Liberté de la presse: la France chute vers le haut

La France gagne 6 places et pointe au 33e rang du classement de la liberté de la presse 2018 de Reporter Sans Frontières. Mais c’est essentiellement la chute d’autres pays qui fait grimper la France: Dénigrement, concentration aux mains d’oligarques ou refus d’accréditation… RSF a abordé les menaces qui pèsent sur les médias français.
Sputnik

Il y a les abonnés au podium, Norvège et Suède et les habitués de la queue de peloton, Érythrée et Corée du Nord: Reporter Sans Frontières a publié le 25 avril son classement 2018 de la liberté de la presse. Mais d'une manière générale, l'association pointe du doigt la dégradation de la situation pour les médias, y compris dans les démocraties occidentales.

​La Belgique est le premier pays francophone et se hisse à la 7e place, gagnant deux places dans le classement des pays où la liberté de la presse est la mieux garantie. RSF note la diversité de la presse francophone comme néerlandophone et une loi sur la protection des sources journalistiques parmi les «plus protectrices au monde», même si l'association nuance ces bons points en expliquant que la «concentration en termes de propriété des médias est élevée» et que, «dans la pratique, la loi est parfois ignorée».

​Pour la deuxième année consécutive, la France améliore son classement et gagne 6 places dans ce classement 2018. Pas de quoi pavoiser, pourtant, cette progression est essentiellement «mécanique», selon RSF: si la France se hisse à la… 33e place, c'est simplement parce que la situation de plusieurs pays européens se dégrade et qu'ils passent derrière elle. En 2017 déjà, RSF alertait sur le recul de la liberté de la presse sur le vieux continent, «celui qui a connu la plus forte dégradation».

​En réalité, la situation de la presse en France ne connaît aucune évolution significative et plusieurs facteurs demeurent des sources d'inquiétude: L'association fait état d'une presse française «largement dominée par de grands groupes industriels» impliqués dans de nombreux domaines d'activités et relève le risque que cela fait peser sur «l'indépendance éditoriale et même sur la situation économique des médias».

​Selon le site Informaction, une dizaine de personnes contrôleraient en France près de 90% des journaux vendus, plus de la moitié des parts d'audience à la télévision et environ 40% de celles de la radio.

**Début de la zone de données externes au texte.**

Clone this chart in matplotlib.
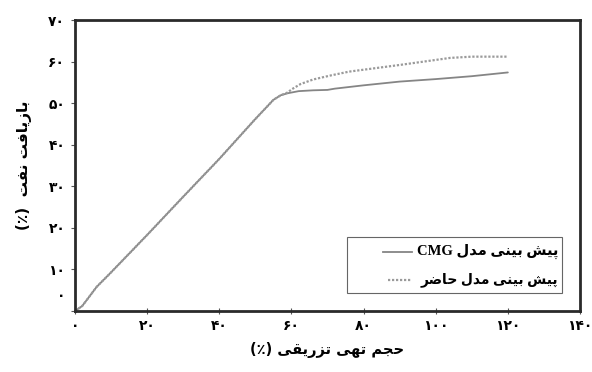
import matplotlib
matplotlib.use('Agg')
import matplotlib.pyplot as plt
from matplotlib.lines import Line2D
from matplotlib.patches import Rectangle
from matplotlib.transforms import ScaledTranslation

# --- داده ها ---
pv_injected = [0, 2, 4, 6, 10, 20, 30, 40, 50, 55, 57]
recovery_common = [0, 1.2, 3.5, 5.8, 9.3, 18.3, 27.5, 36.6, 46.2, 50.8, 51.9]

pv_cmg = [59, 62, 66, 70, 72, 80, 90, 100, 110, 120]
recovery_cmg = [52.4, 52.9, 53.1, 53.2, 53.5, 54.3, 55.2, 55.8, 56.5, 57.4]

pv_model = [59, 60, 62.5, 66, 71, 76, 90, 104, 110, 120]
recovery_model = [52.6, 53.3, 54.6, 55.7, 56.7, 57.6, 59.2, 60.9, 61.2, 61.2]

x_ticks = [0, 20, 40, 60, 80, 100, 120, 140]
y_ticks = [0, 10, 20, 30, 40, 50, 60, 70]

label_cmg = 'پیش بینی مدل'
label_model = 'پیش بینی مدل حاضر'
x_title = 'حجم تهی تزریقی (٪)'
y_title = 'بازیافت نفت  (٪)'

# --- شکل دهی حروف فارسی (matplotlib خودش اتصال حروف را انجام نمی دهد) ---
FORMS = {
    'ا': ('\uFE8D', '\uFE8E', None, None),
    'ب': ('\uFE8F', '\uFE90', '\uFE91', '\uFE92'),
    'پ': ('\uFB56', '\uFB57', '\uFB58', '\uFB59'),
    'ت': ('\uFE95', '\uFE96', '\uFE97', '\uFE98'),
    'ج': ('\uFE9D', '\uFE9E', '\uFE9F', '\uFEA0'),
    'ح': ('\uFEA1', '\uFEA2', '\uFEA3', '\uFEA4'),
    'د': ('\uFEA9', '\uFEAA', None, None),
    'ر': ('\uFEAD', '\uFEAE', None, None),
    'ز': ('\uFEAF', '\uFEB0', None, None),
    'ش': ('\uFEB5', '\uFEB6', '\uFEB7', '\uFEB8'),
    'ض': ('\uFEBD', '\uFEBE', '\uFEBF', '\uFEC0'),
    'ف': ('\uFED1', '\uFED2', '\uFED3', '\uFED4'),
    'ق': ('\uFED5', '\uFED6', '\uFED7', '\uFED8'),
    'ل': ('\uFEDD', '\uFEDE', '\uFEDF', '\uFEE0'),
    'م': ('\uFEE1', '\uFEE2', '\uFEE3', '\uFEE4'),
    'ن': ('\uFEE5', '\uFEE6', '\uFEE7', '\uFEE8'),
    'ه': ('\uFEE9', '\uFEEA', '\uFEEB', '\uFEEC'),
    'ی': ('\uFBFC', '\uFBFD', '\uFBFE', '\uFBFF'),
}
MIRROR = {'(': ')', ')': '('}


def joins_next(ch):
    return ch in FORMS and FORMS[ch][2] is not None


def fa(text):
    out = []
    for i, ch in enumerate(text):
        if ch not in FORMS:
            out.append(ch)
            continue
        prev = text[i - 1] if i > 0 else ''
        nxt = text[i + 1] if i + 1 < len(text) else ''
        a = joins_next(prev)
        b = joins_next(ch) and nxt in FORMS
        iso, fin, ini, med = FORMS[ch]
        if a and b:
            out.append(med)
        elif a:
            out.append(fin)
        elif b:
            out.append(ini)
        else:
            out.append(iso)
    return ''.join(MIRROR.get(c, c) for c in reversed(out))


def fa_digits(n):
    return str(n).translate(str.maketrans('0123456789', '۰۱۲۳۴۵۶۷۸۹'))


plt.rcParams['font.family'] = ['DejaVu Sans']
plt.rcParams['font.weight'] = 'bold'

fig = plt.figure(figsize=(5.92, 3.72), dpi=100)
ax = fig.add_axes([0.1267, 0.164, 0.853, 0.782])

c_solid = '#858585'
c_dot = '#9a9a9a'
ax.plot(pv_injected + pv_cmg, recovery_common + recovery_cmg,
        color=c_solid, lw=1.3, solid_capstyle='round')
ax.plot(pv_injected + pv_model, recovery_common + recovery_model,
        color=c_dot, lw=1.6, linestyle=(0, (1, 0.8)))

ax.set_xlim(0, 140)
ax.set_ylim(0, 70)
ax.set_xticks(x_ticks)
ax.set_yticks(y_ticks)
ax.set_xticklabels([fa_digits(v) for v in x_ticks], fontsize=10, fontweight='bold')
ax.set_yticklabels([fa_digits(v) for v in y_ticks], fontsize=10, fontweight='bold')
ax.tick_params(axis='x', direction='inout', length=5, width=0.8, pad=3, color='#555555')
ax.tick_params(axis='y', direction='out', length=3, width=0.8, pad=4, color='#555555')

# برچسب صفر محور عمودی کمی بالاتر
lbl0 = ax.get_yticklabels()[0]
lbl0.set_transform(lbl0.get_transform() + ScaledTranslation(0, 12 / 72, fig.dpi_scale_trans))

for side in ax.spines.values():
    side.set_linewidth(2.0)
    side.set_color('#2a2a2a')

ax.set_xlabel(fa(x_title), fontsize=10.5, fontweight='bold', labelpad=7)
ax.set_ylabel(fa(y_title), fontsize=11, fontweight='bold', labelpad=12)

# راهنما: کادر، نمونه خط ها و متن ها
ax.add_patch(Rectangle((0.539, 0.062), 0.426, 0.192, transform=ax.transAxes,
                       facecolor='white', edgecolor='#666666', lw=0.8, zorder=5))
leg_font = ['Liberation Serif', 'DejaVu Sans']
ax.add_line(Line2D([0.610, 0.667], [0.204, 0.204], transform=ax.transAxes,
                   color=c_solid, lw=1.3, zorder=6))
ax.add_line(Line2D([0.620, 0.667], [0.107, 0.107], transform=ax.transAxes,
                   color=c_dot, lw=1.6, linestyle=(0, (1, 0.8)), zorder=6))
ax.text(0.678, 0.204, 'CMG ' + fa(label_cmg), transform=ax.transAxes,
        family=leg_font, fontsize=10.5, fontweight='bold', va='center', ha='left', zorder=7)
ax.text(0.684, 0.107, fa(label_model), transform=ax.transAxes,
        family=leg_font, fontsize=10, fontweight='bold', va='center', ha='left', zorder=7)

fig.savefig('out.png', dpi=100, facecolor='white')
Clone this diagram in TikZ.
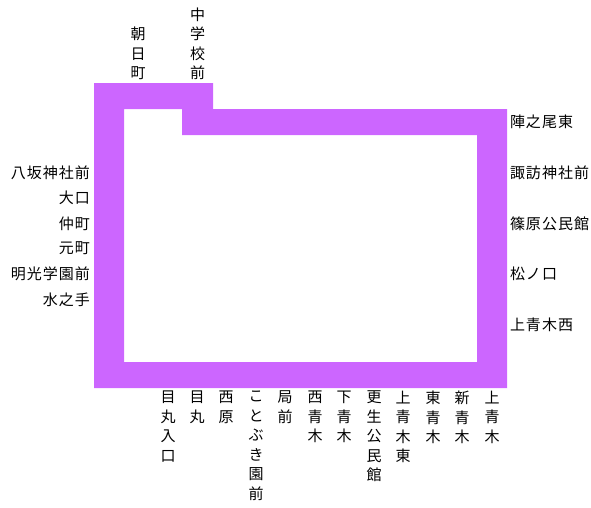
\documentclass[tikz,border=0pt]{standalone}
\usepackage{fontspec}
\newfontfamily\jpfont{Noto Sans CJK JP}
\definecolor{linepurple}{HTML}{CC66FF}
\tikzset{
  hlabel/.style={inner sep=0pt,outer sep=0pt,font=\jpfont\fontsize{15}{19.5}\selectfont\addfontfeatures{LetterSpace=6.7}},
  leftlabel/.style={hlabel,anchor=east},
  rightlabel/.style={hlabel,anchor=west},
  vlabel/.style={inner sep=0pt,outer sep=0pt,align=center,font=\jpfont\fontsize{15}{19.5}\selectfont},
  toplabel/.style={vlabel,anchor=south},
  bottomlabel/.style={vlabel,anchor=north},
}
\begin{document}
\begin{tikzpicture}[x=1pt,y=-1pt]
\useasboundingbox (0,0) rectangle (591,507);
\fill[linepurple,even odd rule]
  (94,83) -- (213,83) -- (213,109) -- (507,109) -- (507,388) -- (94,388) -- cycle
  (124,109) -- (182,109) -- (182,135) -- (477,135) -- (477,362) -- (124,362) -- cycle;
\node[toplabel] (asahi) at (138,80) {朝\\日\\町};
\node[toplabel] (chugaku) at (197.5,80) {中\\学\\校\\前};
\node[leftlabel] (l1) at (90,172.5) {八坂神社前};
\node[leftlabel] (l2) at (90,197.5) {大口};
\node[leftlabel] (l3) at (90,223.5) {仲町};
\node[leftlabel] (l4) at (90,248.5) {元町};
\node[leftlabel] (l5) at (90,273.5) {明光学園前};
\node[leftlabel] (l6) at (90,299.5) {水之手};
\node[rightlabel] (r1) at (510,121.5) {陣之尾東};
\node[rightlabel] (r2) at (510,172.5) {諏訪神社前};
\node[rightlabel] (r3) at (510,223.5) {篠原公民館};
\node[rightlabel] (r4) at (510,273.5) {松ノ口};
\node[rightlabel] (r5) at (510,324.5) {上青木西};
\node[bottomlabel] (b1) at (168,391) {目\\丸\\入\\口};
\node[bottomlabel] (b2) at (197,391) {目\\丸};
\node[bottomlabel] (b3) at (226,391) {西\\原};
\node[bottomlabel] (b4) at (256,391) {こ\\と\\ぶ\\き\\園\\前};
\node[bottomlabel] (b5) at (285,391) {局\\前};
\node[bottomlabel] (b6) at (315,391) {西\\青\\木};
\node[bottomlabel] (b7) at (344,391) {下\\青\\木};
\node[bottomlabel] (b8) at (374,391) {更\\生\\公\\民\\館};
\node[bottomlabel] (b9) at (403,391) {上\\青\\木\\東};
\node[bottomlabel] (b10) at (433,391) {東\\青\\木};
\node[bottomlabel] (b11) at (462,391) {新\\青\\木};
\node[bottomlabel] (b12) at (492,391) {上\\青\\木};
\end{tikzpicture}
\end{document}
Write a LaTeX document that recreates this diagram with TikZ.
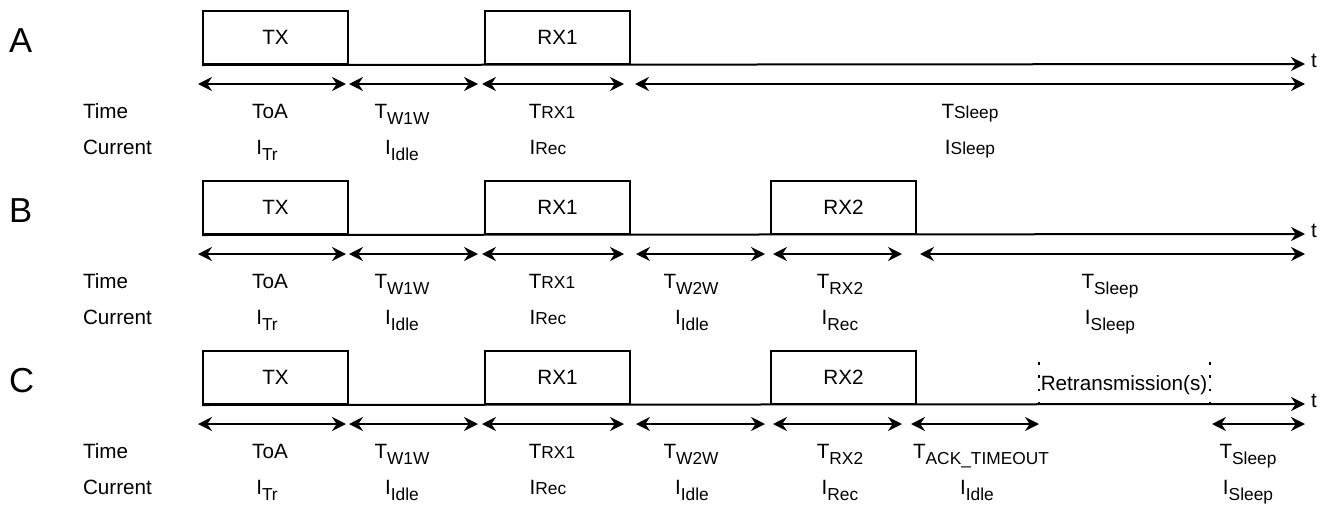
\documentclass[tikz,border=0pt]{standalone}
\usepackage{fontspec}
\setmainfont{Liberation Sans}
\usepackage{tikz}
\usetikzlibrary{arrows.meta}

\newcommand{\lowsub}[1]{\raisebox{-4.5pt}{\fontsize{13}{13}\selectfont #1}}
\newcommand{\flatsub}[1]{{\fontsize{13}{13}\selectfont #1}}

\tikzset{
  slot/.style={draw, rectangle, minimum width=108.75pt, minimum height=39.75pt, inner sep=0pt, font=\fontsize{15.5}{18}\selectfont},
  rowname/.style={anchor=base west, inner sep=0pt, font=\fontsize{26}{30}\selectfont},
  info/.style={anchor=base west, inner sep=0pt, font=\fontsize{15.5}{18}\selectfont},
  val/.style={anchor=base, inner sep=0pt, font=\fontsize{15.5}{18}\selectfont},
  span/.style={<->},
  retry/.style={line width=2pt, dash pattern=on 2pt off 8pt},
}

\begin{document}
\begin{tikzpicture}[x=0.75pt, y=-0.75pt, line width=1.5pt, >={Stealth[length=10.5pt,width=10.5pt,inset=3.5pt]}]
\useasboundingbox (0,0) rectangle (1325,504);

% row A
\node[rowname] (rowA) at (8,52) {A};
\node[slot] (aTX) at (275.5,37.5) {TX};
\node[slot] (aRX1) at (557.5,37.5) {RX1};
\coordinate (aEnd) at (1305,64);
\draw[->] (aTX.south west) -- (aEnd);
\node[info] (aT) at (1310,67) {t};

\coordinate (a1) at (198,84); \coordinate (a2) at (346,84);
\coordinate (a3) at (349,84); \coordinate (a4) at (478,84);
\coordinate (a5) at (482,84); \coordinate (a6) at (624,84);
\coordinate (a7) at (635,84); \coordinate (a8) at (1305,84);
\draw[span] (a1) -- (a2);
\draw[span] (a3) -- (a4);
\draw[span] (a5) -- (a6);
\draw[span] (a7) -- (a8);

\node[info] (aTime) at (82,118) {Time};
\node[info] (aCur) at (82,154) {Current};
\node[val] (aToA) at (270,118) {ToA};
\node[val] (aTW1W) at (402,118) {T\lowsub{W1W}};
\node[val] (aTRX1) at (552,118) {T\flatsub{RX1}};
\node[val] (aTSl) at (970,118) {T\flatsub{Sleep}};
\node[val] (aITr) at (267,154) {I\lowsub{Tr}};
\node[val] (aIId) at (402,154) {I\lowsub{Idle}};
\node[val] (aIRec) at (548,154) {I\flatsub{Rec}};
\node[val] (aISl) at (970,154) {I\flatsub{Sleep}};

% row B
\node[rowname] (rowB) at (8,222) {B};
\node[slot] (bTX) at (275.5,207.5) {TX};
\node[slot] (bRX1) at (557.5,207.5) {RX1};
\node[slot] (bRX2) at (843.5,207.5) {RX2};
\coordinate (bEnd) at (1305,234);
\draw[->] (bTX.south west) -- (bEnd);
\node[info] (bT) at (1310,237) {t};

\coordinate (b1) at (198,254); \coordinate (b2) at (346,254);
\coordinate (b3) at (349,254); \coordinate (b4) at (478,254);
\coordinate (b5) at (482,254); \coordinate (b6) at (624,254);
\coordinate (b7) at (636,254); \coordinate (b8) at (765,254);
\coordinate (b9) at (773,254); \coordinate (b10) at (902,254);
\coordinate (b11) at (920,254); \coordinate (b12) at (1305,254);
\draw[span] (b1) -- (b2);
\draw[span] (b3) -- (b4);
\draw[span] (b5) -- (b6);
\draw[span] (b7) -- (b8);
\draw[span] (b9) -- (b10);
\draw[span] (b11) -- (b12);

\node[info] (bTime) at (82,288) {Time};
\node[info] (bCur) at (82,324) {Current};
\node[val] (bToA) at (270,288) {ToA};
\node[val] (bTW1W) at (402,288) {T\lowsub{W1W}};
\node[val] (bTRX1) at (552,288) {T\flatsub{RX1}};
\node[val] (bTW2W) at (691,288) {T\lowsub{W2W}};
\node[val] (bTRX2) at (840,288) {T\lowsub{RX2}};
\node[val] (bTSl) at (1110,288) {T\lowsub{Sleep}};
\node[val] (bITr) at (267,324) {I\lowsub{Tr}};
\node[val] (bIId) at (402,324) {I\lowsub{Idle}};
\node[val] (bIRec) at (548,324) {I\flatsub{Rec}};
\node[val] (bIId2) at (692,324) {I\lowsub{Idle}};
\node[val] (bIRec2) at (840,324) {I\lowsub{Rec}};
\node[val] (bISl) at (1110,324) {I\lowsub{Sleep}};

% row C
\node[rowname] (rowC) at (8,392) {C};
\node[slot] (cTX) at (275.5,377.5) {TX};
\node[slot] (cRX1) at (557.5,377.5) {RX1};
\node[slot] (cRX2) at (843.5,377.5) {RX2};
\coordinate (cEnd) at (1305,404);
\draw[->] (cTX.south west) -- (cEnd);
\node[info] (cT) at (1310,407) {t};

\coordinate (r1) at (1039,362); \coordinate (r2) at (1039,404);
\coordinate (r3) at (1210,362); \coordinate (r4) at (1210,404);
\draw[retry] (r1) -- (r2);
\draw[retry] (r3) -- (r4);
\node[val, anchor=center] (cRetr) at (1124,385) {Retransmission(s)};

\coordinate (c1) at (198,424); \coordinate (c2) at (346,424);
\coordinate (c3) at (349,424); \coordinate (c4) at (478,424);
\coordinate (c5) at (482,424); \coordinate (c6) at (624,424);
\coordinate (c7) at (636,424); \coordinate (c8) at (765,424);
\coordinate (c9) at (773,424); \coordinate (c10) at (902,424);
\coordinate (c11) at (911,424); \coordinate (c12) at (1039,424);
\coordinate (c13) at (1212,424); \coordinate (c14) at (1305,424);
\draw[span] (c1) -- (c2);
\draw[span] (c3) -- (c4);
\draw[span] (c5) -- (c6);
\draw[span] (c7) -- (c8);
\draw[span] (c9) -- (c10);
\draw[span] (c11) -- (c12);
\draw[span] (c13) -- (c14);

\node[info] (cTime) at (82,458) {Time};
\node[info] (cCur) at (82,494) {Current};
\node[val] (cToA) at (270,458) {ToA};
\node[val] (cTW1W) at (402,458) {T\lowsub{W1W}};
\node[val] (cTRX1) at (552,458) {T\flatsub{RX1}};
\node[val] (cTW2W) at (691,458) {T\lowsub{W2W}};
\node[val] (cTRX2) at (840,458) {T\lowsub{RX2}};
\node[val] (cTAck) at (981,458) {T\lowsub{ACK\_TIMEOUT}};
\node[val] (cTSl) at (1248,458) {T\lowsub{Sleep}};
\node[val] (cITr) at (267,494) {I\lowsub{Tr}};
\node[val] (cIId) at (402,494) {I\lowsub{Idle}};
\node[val] (cIRec) at (548,494) {I\flatsub{Rec}};
\node[val] (cIId2) at (692,494) {I\lowsub{Idle}};
\node[val] (cIRec2) at (840,494) {I\lowsub{Rec}};
\node[val] (cIId3) at (977,494) {I\lowsub{Idle}};
\node[val] (cISl) at (1248,494) {I\lowsub{Sleep}};
\end{tikzpicture}
\end{document}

Au-delà du problème que pose la concentration des médias aux mains de grands groupes comme LVMH, Bouygues, Dassault ou Vivendi, pour n'en citer que quelques-uns, RSF pointe du doigt «la mise en cause croissante du travail des médias» par les politiques et les «dénigrements systématiques de certains leaders politiques».

«L'hostilité des dirigeants politiques envers les médias n'est plus l'apanage des seuls pays autoritaires […] De plus en plus de chefs d'État démocratiquement élus voient la presse non plus comme un fondement essentiel de la démocratie, mais comme un adversaire pour lequel ils affichent ouvertement leur aversion.»

Reporter Sans Frontières considère que le «média bashing» qui est devenu la norme et a atteint «son paroxysme» durant la campagne électorale de 2017, a laissé des traces. L'association va jusqu'à nommer Jean-Luc Mélenchon et Laurent Wauquiez, les deux principales figures d'opposition, pour avoir usé de formules particulièrement dures à l'égard des médias.

​Reporter Sans Frontières a également relevé les «refus d'accréditation» de l'administration Macron comme une menace potentielle à la liberté de la presse. Si RSF reste elliptique à ce sujet, on se souvient qu'au-delà du cas de Sputnik et de RT, «blacklisté» de tous les événements de l'Élysée et du ministère des Affaires étrangères, la volonté du Président de choisir quels journalistes avaient le privilège de l'accompagner dans ses déplacements avait beaucoup ému nos confrères.

L'analyse de la situation française conclut sur les «vifs débats» suscités par la loi «anti fake news» voulue par l'exécutif et qui pose de nombreuses questions quant à son champ et à ses modalités d'application, principalement.

Reste à voir ce que donnera cette loi quand elle sera votée et quel impact elle aura sur le classement 2019. Ce qui est certain, c'est que le vote par le Sénat le 19 avril dernier de la loi sur le secret des affaires devrait peser sur le classement de la France au palmarès de RSF. Elle permet en effet à une entreprise de poursuivre en justice tout journaliste, syndicaliste, lanceur d'alerte… qui divulguerait des informations qu'elle considère comme «secrètes». Pourraient rentrer dans cette définition très large et subjective des ententes sur les prix entre sociétés, des affaires de corruption, des malfaçons sur les produits, etc.

L'affaire du Mediator, des Panama Papers ou du bisphénol A auraient-elles vu le jour avec cette juridiction, se sont inquiétées plusieurs sociétés de journalistes dans une lettre ouverte au Président de la République.